It’s complicated. On our off days, it’s an open relationship. Sometimes, it’s a civil union. Tomorrow, we’ll probably be in a domestic partnership. But, today, we’re married.
I met him a long time ago. We’ve gone through a rough patch the past few years. He changed along the way. But, so did I. Even when we were on the brink of separation, I knew that I only had eyes for him. I never thought I could love him the way that I do. I dig him. I love his style, his mind, his passion, the way he loves me and even the way we fight. After all, only he understands me.
When I’m moody, vile and contemptuous, he calms me. When I’m playful and pretty, he compliments me. And, when I’m seductive and sexy, he moves me. I admit that I flaunt it for the world to see. Public places, private spaces. This man is an animal. And, I don’t care who sees…or hears. He taught me to be free and embrace my wild side.
Grandmother said, “when you find something that good, you better hold on to it.” Mom wasn’t quite convinced, in the beginning. She thought he was reckless, loud and obnoxious. I admit that he wasn’t the best role model. What can I say? Good girls like bad boys; the ones with hard, cold cash money. His past may not have been as squeaky clean as mine. But, that was the attraction. He welcomed me into his salacious world of sex, drugs, crime and money. We partied with friends until the wee hours. I was privy to his lifestyle and he was all the more eager to share it with me.

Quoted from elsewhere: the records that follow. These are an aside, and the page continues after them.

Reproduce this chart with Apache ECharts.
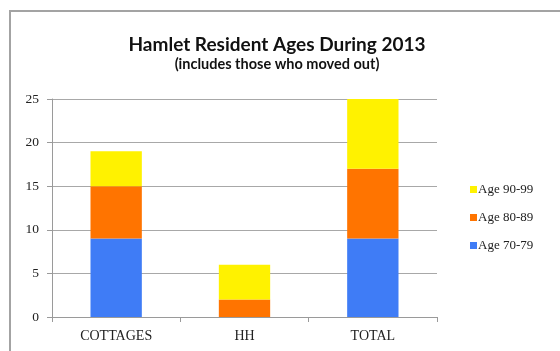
<!DOCTYPE html>
<html>
<head>
<meta charset="utf-8">
<script src="https://cdn.jsdelivr.net/npm/echarts@6/dist/echarts.min.js"></script>
<style>
  html, body { margin: 0; padding: 0; background: #fff; }
  #chart { width: 560px; height: 351px; }
</style>
</head>
<body>
<div id="chart"></div>
<script>
// Residents by housing type, stacked by age band
const categories = ['COTTAGES', 'HH', 'TOTAL'];
const age70to79 = [9, 0, 9];
const age80to89 = [6, 2, 8];
const age90to99 = [4, 4, 8];
const yTicks = { min: 0, max: 25, interval: 5 };

const serif = '"Liberation Serif", "DejaVu Serif", serif';
const sans = 'Lato, "Open Sans", "Noto Sans", sans-serif';

const chart = echarts.init(document.getElementById('chart'), null, { renderer: 'canvas' });

const barStyle = (color) => ({ color: color });

chart.setOption({
  animation: false,
  backgroundColor: '#ffffff',
  graphic: [{
    type: 'rect',
    shape: { x: 10, y: 11, width: 600, height: 400 },
    style: { fill: 'none', stroke: '#a3a3a3', lineWidth: 2 },
    z: 0
  }],
  title: {
    text: 'Hamlet Resident Ages During 2013',
    subtext: '(includes those who moved out)',
    left: 272,
    textAlign: 'center',
    top: 30,
    itemGap: 3,
    textStyle: { fontFamily: sans, fontWeight: 'bold', fontSize: 19, color: '#111' },
    subtextStyle: { fontFamily: sans, fontWeight: 'bold', fontSize: 14.5, color: '#111' }
  },
  legend: {
    orient: 'vertical',
    left: 465,
    top: 178,
    itemWidth: 7,
    itemHeight: 7,
    itemGap: 15,
    icon: 'rect',
    data: ['Age 90-99', 'Age 80-89', 'Age 70-79'],
    textStyle: { fontFamily: serif, fontSize: 13, color: '#222', padding: [0, 0, 0, -4] }
  },
  grid: { left: 52, right: 123, top: 99, bottom: 34, containLabel: false },
  xAxis: {
    type: 'category',
    data: categories,
    axisLine: { lineStyle: { color: '#9a9a9a', width: 1 } },
    axisTick: { show: true, alignWithLabel: false, length: 5, lineStyle: { color: '#9a9a9a' } },
    axisLabel: { fontFamily: serif, fontSize: 14, color: '#222', margin: 12 }
  },
  yAxis: {
    type: 'value',
    min: yTicks.min,
    max: yTicks.max,
    interval: yTicks.interval,
    axisLine: { show: true, lineStyle: { color: '#9a9a9a' } },
    axisTick: { show: true, length: 5, lineStyle: { color: '#9a9a9a' } },
    splitLine: { lineStyle: { color: '#a8a8a8', width: 1 } },
    axisLabel: { fontFamily: serif, fontSize: 13.5, color: '#222', margin: 13 }
  },
  series: [
    { name: 'Age 70-79', type: 'bar', stack: 'ages', data: age70to79, barWidth: '40%', itemStyle: barStyle('#3f7cf6') },
    { name: 'Age 80-89', type: 'bar', stack: 'ages', data: age80to89, barWidth: '40%', itemStyle: barStyle('#ff7400') },
    { name: 'Age 90-99', type: 'bar', stack: 'ages', data: age90to99, barWidth: '40%', itemStyle: barStyle('#fff200') }
  ]
});
</script>
</body>
</html>
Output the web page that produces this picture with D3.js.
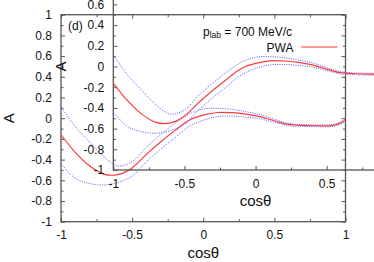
<!DOCTYPE html>
<html><head><meta charset="utf-8">
<script src="https://cdn.jsdelivr.net/npm/d3@7"></script>
<style>
body{margin:0;background:#fff;}
svg{display:block;font-family:"Liberation Sans",Arial,sans-serif;}
</style></head>
<body><svg id="c" width="374" height="262"></svg>
<script>
const cosTheta  = [-1,-0.9,-0.8,-0.7,-0.6,-0.5,-0.4,-0.3,-0.2,-0.1,0,0.1,0.2,0.3,0.4,0.5,0.6,0.7,0.8,0.9,0.95,1];
const pwa       = [-0.16,-0.33,-0.46,-0.54,-0.545,-0.48,-0.35,-0.23,-0.12,-0.02,0.03,0.055,0.053,0.04,0.015,-0.025,-0.06,-0.07,-0.073,-0.072,-0.055,-0.02];
const bandUpper = [0.11,-0.08,-0.23,-0.37,-0.46,-0.42,-0.28,-0.16,-0.05,0.04,0.09,0.095,0.085,0.063,0.035,-0.01,-0.05,-0.062,-0.065,-0.062,-0.045,-0.005];
const bandLower = [-0.44,-0.58,-0.63,-0.645,-0.62,-0.56,-0.42,-0.30,-0.19,-0.08,-0.02,0.015,0.02,0.01,-0.005,-0.04,-0.072,-0.08,-0.082,-0.083,-0.068,-0.035];
const xTicks = [-1,-0.5,0,0.5,1];
const xMinor = [-0.75,-0.25,0.25,0.75];
const yTicks = [-1,-0.8,-0.6,-0.4,-0.2,0,0.2,0.4,0.6,0.8,1];
const yMinor = [-0.9,-0.7,-0.5,-0.3,-0.1,0.1,0.3,0.5,0.7,0.9];
const fmt = d => String(d);

const svg = d3.select("#c");
const L=61, R=345.5, T=14.7, B=221.7;
const x = d3.scaleLinear().domain([-1,1]).range([L,R]);
const y = d3.scaleLinear().domain([-1,1]).range([B,T]);
const frameCol = "#555";
const redCol = "#ff3c3c";

function drawPlot(g){
  g.append("rect").attr("x",L).attr("y",T).attr("width",R-L).attr("height",B-T)
   .attr("fill","none").attr("stroke",frameCol).attr("stroke-width",1.3);
  const styleAxis = a => { a.select(".domain").remove(); a.selectAll("line").attr("stroke",frameCol).attr("stroke-width",1);
    a.selectAll("text").attr("fill","#111").attr("font-size",12).attr("font-family","Liberation Sans, Arial, sans-serif"); };
  g.append("g").attr("transform",`translate(0,${B})`)
   .call(d3.axisBottom(x).tickValues(xTicks).tickFormat(fmt).tickSize(-4).tickSizeOuter(0).tickPadding(9)).call(styleAxis);
  g.append("g").attr("transform",`translate(0,${B})`)
   .call(d3.axisBottom(x).tickValues(xMinor).tickFormat("").tickSize(-2.5).tickSizeOuter(0)).call(styleAxis);
  g.append("g").attr("transform",`translate(0,${T})`)
   .call(d3.axisTop(x).tickValues(xTicks).tickFormat("").tickSize(-4).tickSizeOuter(0)).call(styleAxis);
  g.append("g").attr("transform",`translate(0,${T})`)
   .call(d3.axisTop(x).tickValues(xMinor).tickFormat("").tickSize(-2.5).tickSizeOuter(0)).call(styleAxis);
  g.append("g").attr("transform",`translate(${L},0)`)
   .call(d3.axisLeft(y).tickValues(yTicks).tickFormat(fmt).tickSize(-4).tickSizeOuter(0).tickPadding(9)).call(styleAxis);
  g.append("g").attr("transform",`translate(${L},0)`)
   .call(d3.axisLeft(y).tickValues(yMinor).tickFormat("").tickSize(-2.5).tickSizeOuter(0)).call(styleAxis);
  g.append("g").attr("transform",`translate(${R},0)`)
   .call(d3.axisRight(y).tickValues(yTicks).tickFormat("").tickSize(-4).tickSizeOuter(0)).call(styleAxis);
  g.append("g").attr("transform",`translate(${R},0)`)
   .call(d3.axisRight(y).tickValues(yMinor).tickFormat("").tickSize(-2.5).tickSizeOuter(0)).call(styleAxis);

  g.append("text").attr("x",(L+R)/2).attr("y",258).attr("text-anchor","middle")
   .attr("font-size",15).attr("fill","#111").text("cosθ");
  g.append("text").attr("transform",`translate(14,${(T+B)/2}) rotate(-90)`).attr("text-anchor","middle")
   .attr("font-size",15).attr("fill","#111").text("A");

  const line = arr => d3.line().x((d,i)=>x(cosTheta[i])).y(d=>y(d)).curve(d3.curveCatmullRom)(arr);
  g.append("path").attr("d",line(bandUpper)).attr("fill","none").attr("stroke","#5b5bff")
   .attr("stroke-width",1).attr("stroke-dasharray","1,1.3");
  g.append("path").attr("d",line(bandLower)).attr("fill","none").attr("stroke","#5b5bff")
   .attr("stroke-width",1).attr("stroke-dasharray","1,1.3");
  g.append("path").attr("d",line(pwa)).attr("fill","none").attr("stroke",redCol).attr("stroke-width",1.2);
}

const outer = svg.append("g");
drawPlot(outer);
const inner = svg.append("g").attr("transform","translate(52.3,-51.7)");
drawPlot(inner);

outer.append("text").attr("x",68).attr("y",29.5).attr("font-size",12).attr("fill","#111").text("(d)");
const t = outer.append("text").attr("x",203).attr("y",35.5).attr("font-size",12).attr("fill","#111");
t.append("tspan").text("p");
t.append("tspan").attr("font-size",8.5).attr("dy",2).text("lab");
t.append("tspan").attr("dy",-2).text(" = 700 MeV/c");
outer.append("text").attr("x",293.5).attr("y",51.7).attr("text-anchor","end").attr("font-size",12).attr("fill","#111").text("PWA");
outer.append("line").attr("x1",301).attr("x2",337.5).attr("y1",47).attr("y2",47)
  .attr("stroke",redCol).attr("stroke-width",1.2);
</script></body></html>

We grew apart for a moment when I entered college. I’d simply become an adult. I still liked to party. Every now and then, he’d drop by, spend the night, help me study, put me to sleep. I changed but my attraction to him remained. He could woo any woman.
After a while, he changed too. It was almost right before my eyes. He started to take an interest in some of the things that I liked; activism, empowerment, and community awareness. I’d like to say it was a matter of common sense or maybe, we already had these things in common, after all. He knew that if he was going to stay with me, he’d have to evolve. We no longer ran in the same circles as we did years ago. No matter how much he altered his appearance or his environment, he would always be that street dude with grimy intensity and a gritty edge. He could provoke thought. He could move the masses with a mere rhythm and beat.
Hip hop, you’re the love of my life.